Comment travaillez-vous ?

 

        Actuellement, je dessine régulièrement, dessins à l’acrylique sur papier. Avant, je travaillais essentiellement à l’huile sur toile – une question de place, d’argent. J’ai toujours le même bonheur à peindre, dessiner. J’aime à me « perdre » en toute lucidité, dans la forme et la couleur… Je me donne un thème, le cerne, l’approfondis, le nuance. Dire par d’autres pigments, d’autres formats… des variations, des différences, des presque riens.

        Mon rythme de travail ? C’est variable. Des périodes « un peu » tous les jours, des périodes avec beaucoup d’heures presque « jour et nuit », une plongée… un vertige… et enfin et surtout, de longs passages sans aucune production. En général, je sais exactement l’image que je veux réaliser, mais il arrive que je sois embarquée par ma peinture vers autre chose que je n’avais pas prévu, et c’est tant mieux ! Derrière chaque toile, il y a toutes les toiles envisagées et imaginées et qui n’ont pas vu le jour, et qui en appellent d’autres.

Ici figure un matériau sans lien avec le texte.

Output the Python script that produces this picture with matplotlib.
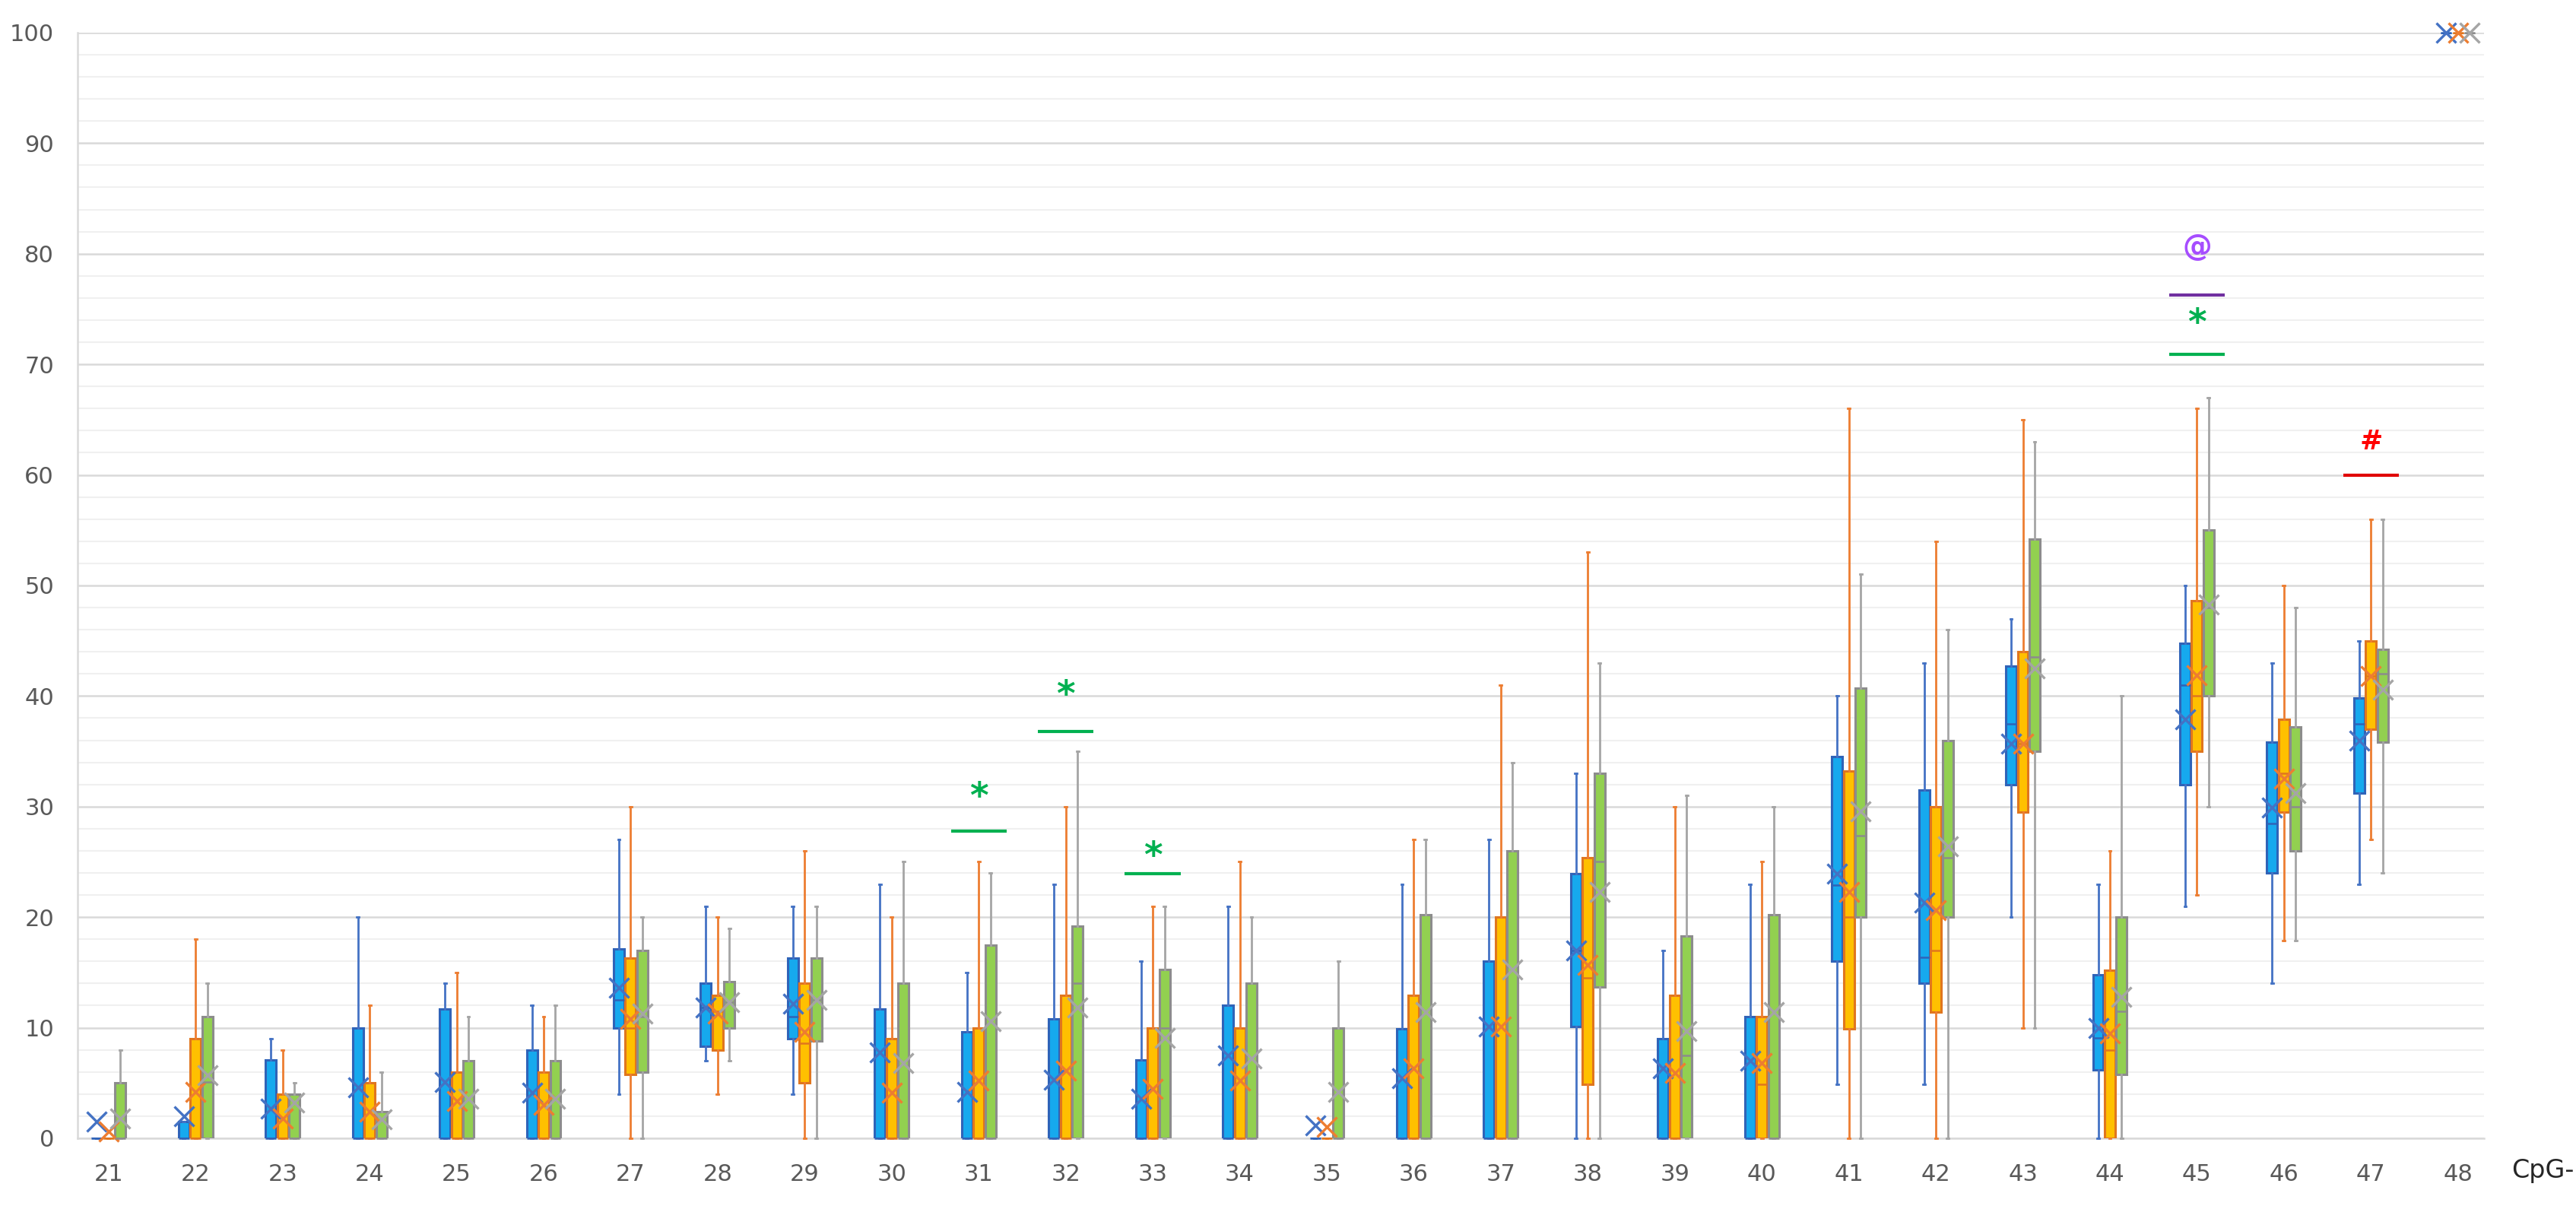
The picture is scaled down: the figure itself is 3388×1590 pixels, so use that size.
import matplotlib
matplotlib.use("Agg")
import matplotlib.pyplot as plt
from matplotlib.ticker import MultipleLocator

cpg = list(range(21, 49))

# box stats per group: lower whisker, q1, median, q3, upper whisker, mean
blue_lo  = [0, 0, 0, 0, 0, 0, 4, 7, 4, 0, 0, 0, 0, 0, 0, 0, 0, 0, 0, 0, 4.9, 4.9, 20, 0, 21, 14, 23, 100]
blue_q1  = [0, 0, 0, 0, 0, 0, 10, 8.3, 9, 0, 0, 0, 0, 0, 0, 0, 0, 10.1, 0, 0, 16, 14, 32, 6.2, 32, 24, 31.2, 100]
blue_med = [0, 0, 0, 0, 0, 0, 12.5, 11.8, 11, 0, 0, 0, 0, 0, 0, 0, 0, 17, 0, 0, 22.9, 16.4, 37.5, 9.1, 41, 28.5, 37.5, 100]
blue_q3  = [0, 1.5, 7.1, 10, 11.7, 8, 17.1, 14, 16.3, 11.7, 9.6, 10.8, 7.1, 12, 0, 9.9, 16, 23.9, 9, 11, 34.5, 31.5, 42.7, 14.8, 44.8, 35.8, 39.8, 100]
blue_hi  = [0, 1.5, 9, 20, 14, 12, 27, 21, 21, 23, 15, 23, 16, 21, 0, 23, 27, 33, 17, 23, 40, 43, 47, 23, 50, 43, 45, 100]
blue_mean = [1.5, 2.0, 2.7, 4.6, 5.1, 4.1, 13.6, 11.8, 12.2, 7.8, 4.2, 5.3, 3.6, 7.5, 1.2, 5.4, 10.1, 17, 6.3, 7, 23.9, 21.3, 35.7, 10, 37.9, 29.9, 36, 100]

orange_lo  = [0, 0, 0, 0, 0, 0, 0, 4, 0, 0, 0, 0, 0, 0, 0, 0, 0, 0, 0, 0, 0, 0, 10, 0, 22, 17.9, 27, 100]
orange_q1  = [0, 0, 0, 0, 0, 0, 5.8, 8, 5, 0, 0, 0, 0, 0, 0, 0, 0, 4.9, 0, 0, 9.9, 11.4, 29.5, 0, 35, 29.5, 37, 100]
orange_med = [0, 0, 0, 0, 0, 0, 10, 11.5, 8.6, 0, 0, 0, 0, 0, 0, 0, 0, 14.5, 0, 4.9, 20, 17, 35.7, 8, 40, 33, 41.8, 100]
orange_q3  = [0, 9, 4, 5, 6, 6, 16.3, 12.9, 14, 9, 10, 12.9, 10, 10, 0, 12.9, 20, 25.4, 12.9, 11, 33.2, 30, 44, 15.2, 48.6, 37.9, 45, 100]
orange_hi  = [0, 18, 8, 12, 15, 11, 30, 20, 26, 20, 25, 30, 21, 25, 0, 27, 41, 53, 30, 25, 66, 54, 65, 26, 66, 50, 56, 100]
orange_mean = [0.6, 4.2, 1.8, 2.4, 3.4, 3.0, 10.8, 11.3, 9.6, 4.1, 5.2, 6.1, 4.5, 5.2, 1.0, 6.3, 10.1, 15.7, 5.9, 6.8, 22.3, 20.6, 35.7, 9.5, 41.9, 32.5, 41.8, 100]

green_lo  = [0, 0, 0, 0, 0, 0, 0, 7, 0, 0, 0, 0, 0, 0, 0, 0, 0, 0, 0, 0, 0, 0, 10, 0, 30, 17.9, 24, 100]
green_q1  = [0, 0, 0, 0, 0, 0, 6, 10, 8.8, 0, 0, 0, 0, 0, 0, 0, 0, 13.7, 0, 0, 20, 20, 35, 5.8, 40, 26, 35.8, 100]
green_med = [0, 5.1, 0, 0, 0, 0, 11, 12.3, 12.5, 0, 0, 14, 10, 0, 0, 0, 0, 25, 7.5, 0, 27.4, 25.4, 43.5, 11.5, 48, 30, 42, 100]
green_q3  = [5, 11, 4, 2.4, 7, 7, 17, 14.2, 16.3, 14, 17.5, 19.2, 15.3, 14, 10, 20.2, 26, 33, 18.3, 20.2, 40.7, 36, 54.2, 20, 55, 37.2, 44.2, 100]
green_hi  = [8, 14, 5, 6, 11, 12, 20, 19, 21, 25, 24, 35, 21, 20, 16, 27, 34, 43, 31, 30, 51, 46, 63, 40, 67, 48, 56, 100]
green_mean = [1.8, 5.7, 3.2, 1.7, 3.6, 3.6, 11.3, 12.3, 12.5, 6.8, 10.6, 11.8, 9.1, 7.2, 4.2, 11.4, 15.3, 22.3, 9.7, 11.4, 29.6, 26.4, 42.5, 12.8, 48.3, 31.2, 40.6, 100]

# significance marks
sig_cpg   = [31, 32, 33, 45, 45, 47]
sig_line  = [27.8, 36.8, 23.9, 70.9, 76.3, 60]
sig_text  = [30.8, 40.0, 25.4, 73.6, 80.6, 63.0]
sig_sym   = ["*", "*", "*", "*", "@", "#"]
sig_size  = [34, 34, 34, 34, 28, 26]
sig_lcol  = ["#00B050", "#00B050", "#00B050", "#00B050", "#7030A0", "#E00000"]
sig_tcol  = ["#00B050", "#00B050", "#00B050", "#00B050", "#A64DFF", "#FF0000"]

groups = [
    (blue_lo, blue_q1, blue_med, blue_q3, blue_hi, blue_mean, "#16A9EE", "#2F63B8", "#4472C4", -0.135),
    (orange_lo, orange_q1, orange_med, orange_q3, orange_hi, orange_mean, "#FFC000", "#E0761E", "#ED7D31", 0.0),
    (green_lo, green_q1, green_med, green_q3, green_hi, green_mean, "#92D050", "#8C8C8C", "#A5A5A5", 0.135),
]

fig = plt.figure(figsize=(33.88, 15.9), dpi=100)
ax = fig.add_axes([0.030, 0.0585, 0.9343, 0.9145])

for lo, q1, med, q3, hi, mean, fill, edge, line, off in groups:
    stats = []
    for i in range(len(cpg)):
        stats.append(dict(whislo=lo[i], q1=q1[i], med=med[i], q3=q3[i],
                          whishi=hi[i], mean=mean[i], fliers=[]))
    pos = [c + off for c in cpg]
    ax.bxp(stats, positions=pos, widths=0.122, patch_artist=True,
           showmeans=True, showfliers=False, capwidths=0.025,
           boxprops=dict(facecolor=fill, edgecolor=edge, linewidth=2.2),
           medianprops=dict(color=edge, linewidth=1.8),
           whiskerprops=dict(color=line, linewidth=2),
           capprops=dict(color=line, linewidth=2),
           meanprops=dict(marker="x", markersize=19, markeredgewidth=2.4,
                          markeredgecolor=line, markerfacecolor=line),
           manage_ticks=False, zorder=3)

for i in range(len(sig_cpg)):
    c = sig_cpg[i]
    ax.plot([c - 0.32, c + 0.32], [sig_line[i], sig_line[i]], color=sig_lcol[i],
            linewidth=3, solid_capstyle="butt", zorder=4)
    ax.text(c, sig_text[i], sig_sym[i], color=sig_tcol[i], fontsize=sig_size[i],
            fontweight="bold", ha="center", va="center", zorder=4)

ax.set_xlim(20.64, 48.3)
ax.set_ylim(0, 100)
ax.set_xticks(cpg)
ax.set_xticklabels([str(c) for c in cpg])
ax.yaxis.set_major_locator(MultipleLocator(10))
ax.yaxis.set_minor_locator(MultipleLocator(2))
ax.grid(which="major", axis="y", color="#D9D9D9", linewidth=1.8, zorder=0)
ax.grid(which="minor", axis="y", color="#F0F0F0", linewidth=1.5, zorder=0)
ax.set_axisbelow(True)
ax.tick_params(axis="both", which="both", length=0, labelsize=22, labelcolor="#595959")
ax.tick_params(axis="x", pad=24)
ax.tick_params(axis="y", pad=22)
for s in ["top", "right"]:
    ax.spines[s].set_visible(False)
ax.spines["left"].set_color("#D9D9D9")
ax.spines["left"].set_linewidth(1.8)
ax.spines["bottom"].set_color("#D9D9D9")
ax.spines["bottom"].set_linewidth(1.8)

# the CpG-48 marks sit right on the top edge
for ln in ax.lines:
    ln.set_clip_on(False)

fig.text(0.975, 1 - 1540 / 1590, "CpG-", fontsize=24, color="#262626", ha="left", va="center")

fig.savefig("out.png", dpi=100, facecolor="white")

        Dans l’exécution d’une toile, il y a constamment  des choix à faire, des renoncements, des pertes, c’est un vrai combat, une aventure, un affrontement avec harmonies, doutes, bonheurs, calmes, douleurs, jouissances…

 

 

Vous dites que vous pouvez rester des années ans peindre. Mais qu’est-ce qui fait qu’à un moment, on se lance dans un grand chantier ?

 

        Les moments où j’ai beaucoup peint sont ceux où j’étais seule, parfois dans une période douloureuse, ou le contraire… J’ai besoin de vide, de disponibilité… J’ai monté une précédente exposition à la Salpêtrière en trois mois seulement. Là, j’ai dû travailler dans l’urgence, toutes les nuits… J’ai adoré. Les images surgissent, s’enchaînent dans l’exaltation, se font toutes seules. J’aurais alors aimé ne faire que peindre, peindre et encore peindre.

 

 

Que pensez-vous du choix de salles thématiques, ce qui amène à rapprocher des tableaux parfois très différents ?

 

        Mon travail est thématique, donc pas ça ne pose pas de problème. Que Julien Magnier et Anaïs Goudmand puisent dans mes tableaux, fassent un choix et des rapprochements que je n’avais pas prévus, ça m’intéresse, ça m’amuse aussi, et peut-être que je vais voir mon travail autrement. Alors très bien, étonnez-moi !

 

 

 Pour monter cette exposition, il a fallu extraire des toiles faisant partie de grandes séries. Comment vous êtes-vous résolue à cette fragmentation ?

 

        Effectivement, j’ai souvent décliné les offres d’exposition de groupe. En général, on ne prend que deux ou trois toiles d’un artiste, ce qui produit un patchwork détonnant où les toiles se tuent les unes les autres. Ici, cette fragmentation n’en est pas une car il s’agit toujours de mon travail, un « puzzle »  aux pièces interchangeables. Il est vrai que mon rêve serait de voir toutes mes toiles ensemble, puisque je ressens vraiment mon travail comme un tout – une grande toile !

 

 

Vous dites souvent que vos tableaux forment un tout, sont « de la même famille ». Quel lien de parenté y a-t-il entre par exemple des embryons peints il y a vingt ans et des lieux de mémoire ou des effigies d’hommes politiques réalisés aujourd’hui ?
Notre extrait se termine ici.